Problem statement:
Extract, in full, the lines below, beginning at the first and ending with the line that contains "import plotly.graph_objects as go". Pictures do not belong in the copy.
-- Start of Material --
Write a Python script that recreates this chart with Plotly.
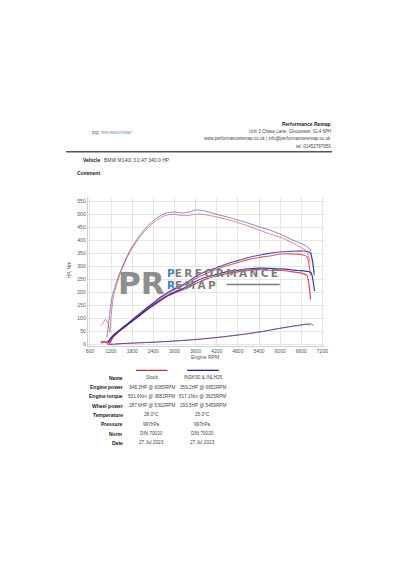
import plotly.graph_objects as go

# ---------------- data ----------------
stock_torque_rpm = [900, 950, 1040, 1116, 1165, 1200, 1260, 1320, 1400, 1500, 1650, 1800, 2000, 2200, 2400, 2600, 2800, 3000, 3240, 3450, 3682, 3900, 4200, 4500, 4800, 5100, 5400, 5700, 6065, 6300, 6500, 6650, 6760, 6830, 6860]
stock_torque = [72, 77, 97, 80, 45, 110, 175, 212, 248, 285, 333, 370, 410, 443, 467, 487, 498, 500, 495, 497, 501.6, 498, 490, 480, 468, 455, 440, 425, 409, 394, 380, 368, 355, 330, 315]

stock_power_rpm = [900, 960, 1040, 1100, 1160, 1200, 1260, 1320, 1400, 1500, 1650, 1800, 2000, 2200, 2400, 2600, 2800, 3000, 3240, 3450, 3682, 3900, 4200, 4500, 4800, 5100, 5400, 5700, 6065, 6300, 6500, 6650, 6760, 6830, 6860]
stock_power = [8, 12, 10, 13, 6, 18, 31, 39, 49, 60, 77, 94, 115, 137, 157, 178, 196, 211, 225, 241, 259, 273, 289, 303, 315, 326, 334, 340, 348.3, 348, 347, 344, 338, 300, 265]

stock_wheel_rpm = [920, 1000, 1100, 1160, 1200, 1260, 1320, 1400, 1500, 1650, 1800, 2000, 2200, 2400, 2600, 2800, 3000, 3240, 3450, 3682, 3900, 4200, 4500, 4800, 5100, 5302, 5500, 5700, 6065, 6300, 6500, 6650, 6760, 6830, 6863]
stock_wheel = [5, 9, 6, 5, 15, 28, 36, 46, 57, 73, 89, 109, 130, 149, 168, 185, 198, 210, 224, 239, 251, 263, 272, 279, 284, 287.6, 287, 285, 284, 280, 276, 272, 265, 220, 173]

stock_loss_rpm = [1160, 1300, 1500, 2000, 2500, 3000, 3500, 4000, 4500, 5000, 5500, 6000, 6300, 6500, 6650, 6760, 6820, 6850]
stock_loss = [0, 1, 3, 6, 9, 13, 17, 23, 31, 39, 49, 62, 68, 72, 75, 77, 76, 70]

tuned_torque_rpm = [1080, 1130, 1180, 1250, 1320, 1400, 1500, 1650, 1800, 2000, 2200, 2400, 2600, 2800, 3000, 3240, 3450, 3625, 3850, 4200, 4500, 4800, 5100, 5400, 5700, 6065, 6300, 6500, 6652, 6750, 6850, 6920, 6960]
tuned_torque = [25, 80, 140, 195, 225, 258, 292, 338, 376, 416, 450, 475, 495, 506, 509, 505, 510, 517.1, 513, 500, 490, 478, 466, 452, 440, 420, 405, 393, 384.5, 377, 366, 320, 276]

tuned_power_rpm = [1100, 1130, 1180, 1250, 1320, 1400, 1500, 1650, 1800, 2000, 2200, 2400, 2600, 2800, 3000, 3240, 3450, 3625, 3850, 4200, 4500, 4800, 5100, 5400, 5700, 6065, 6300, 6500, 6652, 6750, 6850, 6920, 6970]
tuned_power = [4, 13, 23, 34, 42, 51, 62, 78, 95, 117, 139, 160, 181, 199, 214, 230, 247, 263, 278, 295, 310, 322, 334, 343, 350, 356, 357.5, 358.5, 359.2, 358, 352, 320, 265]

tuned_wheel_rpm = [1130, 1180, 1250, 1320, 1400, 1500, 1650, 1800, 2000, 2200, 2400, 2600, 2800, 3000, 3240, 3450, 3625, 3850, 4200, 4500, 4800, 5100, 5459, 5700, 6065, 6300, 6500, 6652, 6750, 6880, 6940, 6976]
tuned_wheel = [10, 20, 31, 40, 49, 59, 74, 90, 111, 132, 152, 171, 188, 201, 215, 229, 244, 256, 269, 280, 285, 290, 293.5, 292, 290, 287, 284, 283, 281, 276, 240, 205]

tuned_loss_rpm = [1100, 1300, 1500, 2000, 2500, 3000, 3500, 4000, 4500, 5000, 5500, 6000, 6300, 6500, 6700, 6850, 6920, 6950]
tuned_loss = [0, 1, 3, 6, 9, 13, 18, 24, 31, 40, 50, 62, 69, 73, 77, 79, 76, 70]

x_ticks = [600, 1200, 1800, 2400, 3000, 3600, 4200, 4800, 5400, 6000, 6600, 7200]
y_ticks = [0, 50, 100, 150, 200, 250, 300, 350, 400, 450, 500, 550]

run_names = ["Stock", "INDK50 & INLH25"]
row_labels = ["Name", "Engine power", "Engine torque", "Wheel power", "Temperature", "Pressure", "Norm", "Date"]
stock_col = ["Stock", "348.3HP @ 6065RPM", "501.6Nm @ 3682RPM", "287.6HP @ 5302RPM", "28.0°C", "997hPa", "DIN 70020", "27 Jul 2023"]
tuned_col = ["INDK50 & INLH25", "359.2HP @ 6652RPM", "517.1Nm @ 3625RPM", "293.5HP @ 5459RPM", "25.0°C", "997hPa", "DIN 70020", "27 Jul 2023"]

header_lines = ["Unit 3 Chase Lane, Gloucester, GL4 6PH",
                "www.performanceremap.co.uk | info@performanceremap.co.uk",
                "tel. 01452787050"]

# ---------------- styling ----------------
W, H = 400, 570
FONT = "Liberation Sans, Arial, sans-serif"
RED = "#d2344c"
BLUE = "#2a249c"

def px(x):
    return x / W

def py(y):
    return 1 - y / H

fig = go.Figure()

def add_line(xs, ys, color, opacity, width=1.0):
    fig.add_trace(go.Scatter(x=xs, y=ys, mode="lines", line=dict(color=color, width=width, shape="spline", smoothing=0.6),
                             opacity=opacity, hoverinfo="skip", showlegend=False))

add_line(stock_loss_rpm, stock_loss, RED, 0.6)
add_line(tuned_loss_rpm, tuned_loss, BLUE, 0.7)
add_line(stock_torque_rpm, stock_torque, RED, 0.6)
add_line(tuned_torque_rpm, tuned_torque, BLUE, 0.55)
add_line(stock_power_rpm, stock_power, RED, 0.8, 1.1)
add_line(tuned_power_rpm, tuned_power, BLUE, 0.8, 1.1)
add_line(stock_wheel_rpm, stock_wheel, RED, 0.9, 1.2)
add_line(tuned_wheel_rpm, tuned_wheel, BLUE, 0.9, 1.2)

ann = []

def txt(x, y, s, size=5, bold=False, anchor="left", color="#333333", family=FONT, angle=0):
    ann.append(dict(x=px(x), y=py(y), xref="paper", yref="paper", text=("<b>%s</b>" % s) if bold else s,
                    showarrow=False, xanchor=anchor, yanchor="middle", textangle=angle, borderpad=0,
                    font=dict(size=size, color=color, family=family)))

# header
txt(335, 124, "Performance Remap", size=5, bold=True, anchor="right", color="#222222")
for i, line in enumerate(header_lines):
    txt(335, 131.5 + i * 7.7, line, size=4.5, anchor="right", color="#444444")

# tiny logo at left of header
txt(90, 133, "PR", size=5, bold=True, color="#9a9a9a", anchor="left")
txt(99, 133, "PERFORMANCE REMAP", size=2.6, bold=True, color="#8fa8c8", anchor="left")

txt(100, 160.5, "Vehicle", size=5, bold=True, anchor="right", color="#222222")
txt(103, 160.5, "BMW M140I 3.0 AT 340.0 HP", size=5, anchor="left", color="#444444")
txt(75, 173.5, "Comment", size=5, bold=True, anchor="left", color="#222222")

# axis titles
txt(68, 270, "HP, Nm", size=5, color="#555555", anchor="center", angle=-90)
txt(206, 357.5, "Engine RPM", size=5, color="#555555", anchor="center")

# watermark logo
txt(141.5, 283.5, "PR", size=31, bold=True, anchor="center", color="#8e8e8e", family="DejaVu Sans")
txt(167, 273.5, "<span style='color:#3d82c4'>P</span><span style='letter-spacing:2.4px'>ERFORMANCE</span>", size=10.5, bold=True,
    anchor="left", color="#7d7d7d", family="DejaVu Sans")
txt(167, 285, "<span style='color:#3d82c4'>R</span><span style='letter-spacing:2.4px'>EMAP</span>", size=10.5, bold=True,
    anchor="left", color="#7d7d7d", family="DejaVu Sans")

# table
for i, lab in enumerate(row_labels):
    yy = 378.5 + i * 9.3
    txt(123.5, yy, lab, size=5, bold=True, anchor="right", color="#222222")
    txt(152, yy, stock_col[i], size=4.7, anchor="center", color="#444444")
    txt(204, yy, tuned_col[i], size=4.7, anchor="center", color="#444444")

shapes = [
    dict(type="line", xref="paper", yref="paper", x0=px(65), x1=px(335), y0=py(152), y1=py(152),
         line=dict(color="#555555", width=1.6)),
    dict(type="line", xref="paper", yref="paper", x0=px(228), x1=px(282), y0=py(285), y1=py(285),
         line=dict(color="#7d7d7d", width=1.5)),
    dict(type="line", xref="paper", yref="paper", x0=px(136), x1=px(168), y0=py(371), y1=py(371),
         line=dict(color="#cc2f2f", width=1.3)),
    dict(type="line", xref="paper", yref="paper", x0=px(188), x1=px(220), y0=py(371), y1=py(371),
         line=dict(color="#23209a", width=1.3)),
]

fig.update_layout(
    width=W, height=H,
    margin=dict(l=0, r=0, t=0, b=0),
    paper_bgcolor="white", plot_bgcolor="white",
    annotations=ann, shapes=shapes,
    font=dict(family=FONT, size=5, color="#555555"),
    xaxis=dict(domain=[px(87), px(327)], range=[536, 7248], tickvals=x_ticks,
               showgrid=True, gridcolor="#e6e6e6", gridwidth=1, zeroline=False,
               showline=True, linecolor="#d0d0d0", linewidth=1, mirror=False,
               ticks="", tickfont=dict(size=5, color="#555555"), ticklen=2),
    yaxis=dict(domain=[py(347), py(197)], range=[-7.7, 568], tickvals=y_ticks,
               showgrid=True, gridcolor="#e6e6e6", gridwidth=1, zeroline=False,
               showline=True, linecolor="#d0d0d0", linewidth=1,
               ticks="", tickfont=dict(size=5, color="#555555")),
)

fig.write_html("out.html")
-- End of Material --
Answer to the problem:
Write a Python script that recreates this chart with Plotly.
import plotly.graph_objects as go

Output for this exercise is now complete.